A dog bite could be nothing more than broken skin, but could also be as serious as leading to the loss of a limb or the transmission of a life-threatening disease. Fortunately, McKenzie & Snyder is here to help. Here are the five top things to remember if you or a loved one are bitten by a dog:
1. Protect Yourself
In the best-case scenario, a dog would never attack a person. In the second best-case scenario, the attacking dog could be subdued without hurting it. However, the law leaves room for a third and most probable situation. In order to protect yourself or your loved one, you are given the legal freedom to harm the dog if the situation requires.
This could include hitting or throwing something at the dog to get it away from yourself or the person it is attacking. You are allowed to do what needs to be done to protect yourself in the situation. After the dog is subdued or scared off, the next step is to…
2. Seek Immediate Medical Attention
A dog bite is a serious injury. A dog bite could lead to infection, the transmission of diseases, loss of tissue, serious scars, or even loss of limb if left untreated. It is important to seek medical attention immediately after a dog bite.
Immediate medical attention could include wrapping the wound to prevent bleeding, calling an ambulance, or driving an injured loved one to the emergency room. However serious the injury, medical attention should be sought immediately to make sure that no serious damage has occurred.
3. Report the Attack
After your initial medical needs are met, the next step is reporting of the attack. Ohio law health care providers and veterinarians with knowledge of a dog bite to report it within twenty-four hours with the local health commissioner in the district where the dog bite happened.
Reporting is important. Not only is it legally required; it can become the first piece of evidence needed to begin building a legal case. Reporting also gives a licensed health official the ability to test the dog for certain diseases that could have been transmitted, such as rabies.
4. Follow Up
After seeking immediate medical attention and reporting the attack within the first twenty-four hours, following up with your medical provider's recommendations is essential. While the first visit to a doctor may seem like the most important, continued medical treatment is imperative for getting back to 100%.
Always listen to your doctor or certified medical provider. If a doctor has specific recommendations for how to further care for your dog bite injury or instructs that you schedule follow up appointments, it is important to follow those recommendations and instructions.

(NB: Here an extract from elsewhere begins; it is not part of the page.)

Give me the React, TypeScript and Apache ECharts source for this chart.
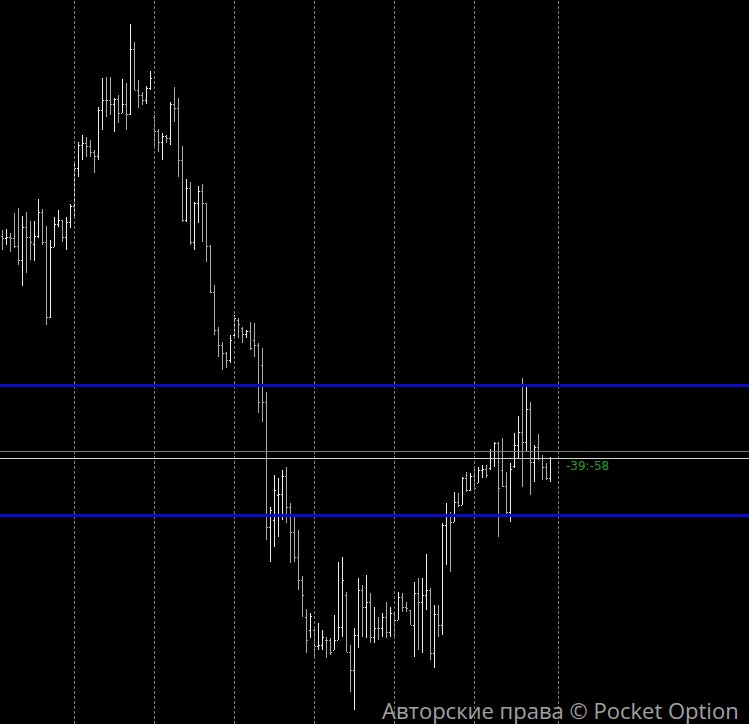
import React, { useEffect, useRef } from "react";
import * as echarts from "echarts";

// OHLC bars (price in points), one per period
const barHigh = [
  494, 495, 491, 511, 516, 508, 512, 503, 503, 525,
  515, 498, 484, 507, 514, 504, 507, 520, 561, 582,
  589, 587, 584, 574, 617, 646, 647, 647, 626, 629,
  645, 641, 700, 682, 644, 632, 638, 653, 609, 595,
  591, 589, 622, 637, 626, 578, 545, 542, 522, 538,
  540, 521, 479, 439, 397, 382, 372, 389, 409, 406,
  397, 394, 402, 401, 381, 376, 332, 217, 249, 246,
  254, 257, 221, 207, 194, 148, 115, 111, 97, 101,
  94, 87, 86, 109, 162, 167, 132, 79, 96, 146,
  139, 149, 131, 117, 107, 111, 122, 117, 112, 132,
  131, 122, 114, 142, 146, 146, 170, 136, 119, 119,
  201, 221, 212, 232, 231, 247, 252, 251, 257, 257,
  259, 259, 275, 282, 282, 286, 252, 261, 291, 308,
  346, 337, 322, 279, 290, 269, 261, 267,
];
const barLow = [
  474, 479, 472, 476, 459, 438, 451, 464, 463, 486,
  479, 399, 406, 477, 497, 482, 474, 496, 506, 547,
  564, 567, 567, 551, 564, 594, 607, 609, 592, 601,
  611, 594, 609, 634, 616, 619, 620, 634, 576, 572,
  564, 581, 579, 602, 547, 502, 502, 479, 474, 501,
  482, 462, 431, 389, 367, 354, 356, 361, 387, 386,
  381, 386, 374, 367, 311, 302, 184, 162, 177, 187,
  204, 201, 161, 162, 134, 107, 71, 86, 67, 74,
  74, 66, 69, 74, 84, 87, 72, 32, 14, 76,
  87, 86, 81, 81, 84, 87, 86, 87, 86, 104,
  112, 112, 99, 67, 74, 71, 114, 64, 56, 87,
  89, 159, 152, 202, 217, 219, 232, 233, 234, 241,
  246, 246, 254, 257, 187, 237, 207, 202, 256, 266,
  237, 272, 229, 242, 264, 244, 244, 242,
];
const barOpen = [
  488, 486, 487, 486, 478, 464, 497, 487, 480, 488,
  512, 482, 407, 477, 500, 504, 487, 502, 518, 556,
  579, 581, 578, 572, 568, 614, 624, 624, 620, 625,
  611, 620, 610, 675, 634, 629, 624, 636, 607, 593,
  582, 588, 586, 620, 616, 564, 504, 536, 482, 521,
  533, 521, 478, 432, 394, 379, 371, 364, 389, 404,
  396, 390, 393, 384, 379, 359, 322, 197, 204, 229,
  230, 248, 217, 192, 167, 144, 107, 94, 94, 78,
  79, 84, 84, 74, 84, 97, 129, 72, 54, 89,
  134, 117, 122, 87, 96, 96, 107, 92, 111, 104,
  127, 117, 114, 99, 131, 122, 129, 134, 71, 110,
  99, 199, 209, 202, 222, 219, 246, 234, 248, 241,
  254, 255, 256, 273, 281, 254, 238, 212, 258, 279,
  292, 282, 315, 262, 277, 266, 257, 246,
];
const barClose = [
  486, 487, 486, 478, 464, 497, 487, 482, 488, 512,
  482, 407, 477, 500, 504, 487, 502, 518, 556, 579,
  581, 578, 572, 568, 614, 624, 624, 620, 625, 611,
  620, 610, 675, 634, 629, 624, 636, 646, 593, 582,
  588, 586, 620, 616, 564, 504, 536, 482, 521, 533,
  521, 478, 432, 394, 379, 371, 364, 384, 406, 400,
  390, 393, 376, 379, 322, 322, 197, 214, 234, 230,
  248, 217, 192, 167, 144, 129, 84, 108, 78, 79,
  87, 84, 72, 84, 97, 144, 72, 54, 89, 134,
  117, 122, 87, 96, 96, 107, 92, 111, 104, 127,
  117, 116, 99, 131, 122, 129, 134, 71, 110, 99,
  199, 209, 202, 222, 219, 246, 234, 248, 236, 254,
  255, 249, 273, 281, 236, 238, 212, 255, 279, 292,
  282, 315, 262, 277, 266, 257, 246, 266,
];

// vertical period separators (bar index)
const separatorBars = [18, 38, 58, 78, 98, 118, 139];

// horizontal levels
const resistanceLevel = 338.5;
const supportLevel = 208.5;
const askLevel = 272.5;
const bidLevel = 265.5;

const timerText = "-39:-58";
const watermarkText = "Авторские права © Pocket Option";

const UP_COLOR = "#f4ebe2";
const DOWN_COLOR = "#ababab";

export default function App() {
  const ref = useRef<HTMLDivElement>(null);

  useEffect(() => {
    const chart = echarts.init(ref.current as HTMLDivElement, null, { renderer: "svg" });
    const data = barOpen.map((o, i) => [i, o, barClose[i], barLow[i], barHigh[i]]);

    chart.setOption({
      animation: false,
      backgroundColor: "#000000",
      grid: { left: 0, right: 0, top: 0, bottom: 0 },
      xAxis: { type: "value", min: -0.625, max: 186.625, show: false },
      yAxis: { type: "value", min: 0, max: 724, show: false },
      series: [
        {
          type: "line",
          data: [],
          z: 1,
          markLine: {
            silent: true,
            symbol: ["none", "none"],
            label: { show: false },
            lineStyle: { color: "#7c7c7c", width: 1, type: [3, 2] },
            data: separatorBars.map((b) => ({ xAxis: b })),
          },
        },
        {
          type: "line",
          data: [],
          z: 2,
          markLine: {
            silent: true,
            symbol: ["none", "none"],
            label: { show: false },
            data: [
              { yAxis: resistanceLevel, lineStyle: { color: "#0a0ac8", width: 3, type: "solid" } },
              { yAxis: supportLevel, lineStyle: { color: "#0a0ac8", width: 3, type: "solid" } },
              { yAxis: askLevel, lineStyle: { color: "#7a7a7a", width: 1, type: "solid" } },
              { yAxis: bidLevel, lineStyle: { color: "#d0d0d0", width: 1, type: "solid" } },
            ],
          },
        },
        {
          type: "custom",
          z: 3,
          data,
          encode: { x: 0, y: [1, 2, 3, 4] },
          renderItem: (params: any, api: any) => {
            const i = api.value(0);
            const ov = api.value(1);
            const cv = api.value(2);
            const o = api.coord([i, ov]);
            const c = api.coord([i, cv]);
            const l = api.coord([i, api.value(3)]);
            const h = api.coord([i, api.value(4)]);
            const x = Math.floor(h[0]);
            const color = cv > ov ? UP_COLOR : DOWN_COLOR;
            const yh = Math.round(h[1]);
            const yl = Math.round(l[1]);
            const yo = Math.round(o[1]);
            const yc = Math.round(c[1]);
            return {
              type: "group",
              children: [
                { type: "rect", shape: { x, y: yh, width: 1, height: Math.max(1, yl - yh) }, style: { fill: color } },
                { type: "rect", shape: { x: x - 1, y: yo, width: 1, height: 1 }, style: { fill: color } },
                { type: "rect", shape: { x: x + 1, y: yc, width: 1, height: 1 }, style: { fill: color } },
              ],
            };
          },
        },
      ],
      graphic: [
        {
          type: "text",
          x: 566,
          y: 466,
          z: 10,
          style: {
            text: timerText,
            fill: "#22a022",
            font: '12px "DejaVu Sans"',
            verticalAlign: "middle",
          },
        },
        {
          type: "text",
          x: 382,
          y: 710,
          z: 10,
          style: {
            text: watermarkText,
            fill: "#a2a2a2",
            font: '22px "Open Sans"',
            verticalAlign: "middle",
          },
        },
      ],
    });

    return () => chart.dispose();
  }, []);

  return (
    <div
      ref={ref}
      style={{ position: "absolute", left: 0, top: 0, width: 749, height: 724 }}
    />
  );
}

This could be as simple as scheduling a follow-up appointment at a later day or as serious as undergoing recommended surgery. As you continue to follow up with medical professionals and treat your injuries, the fifth and final step is to…
5. Consider Legal Options
Once treatment has started and the attack has been reported, it is important to have trained professionals on YOUR side that know how to navigate the legal system and fight on your behalf. The attorneys at McKenzie & Snyder can help you navigate the process of getting compensation for your injury. No one wishes for a dog bite to happen. If one does, McKenzie & Snyder is here to fight for you.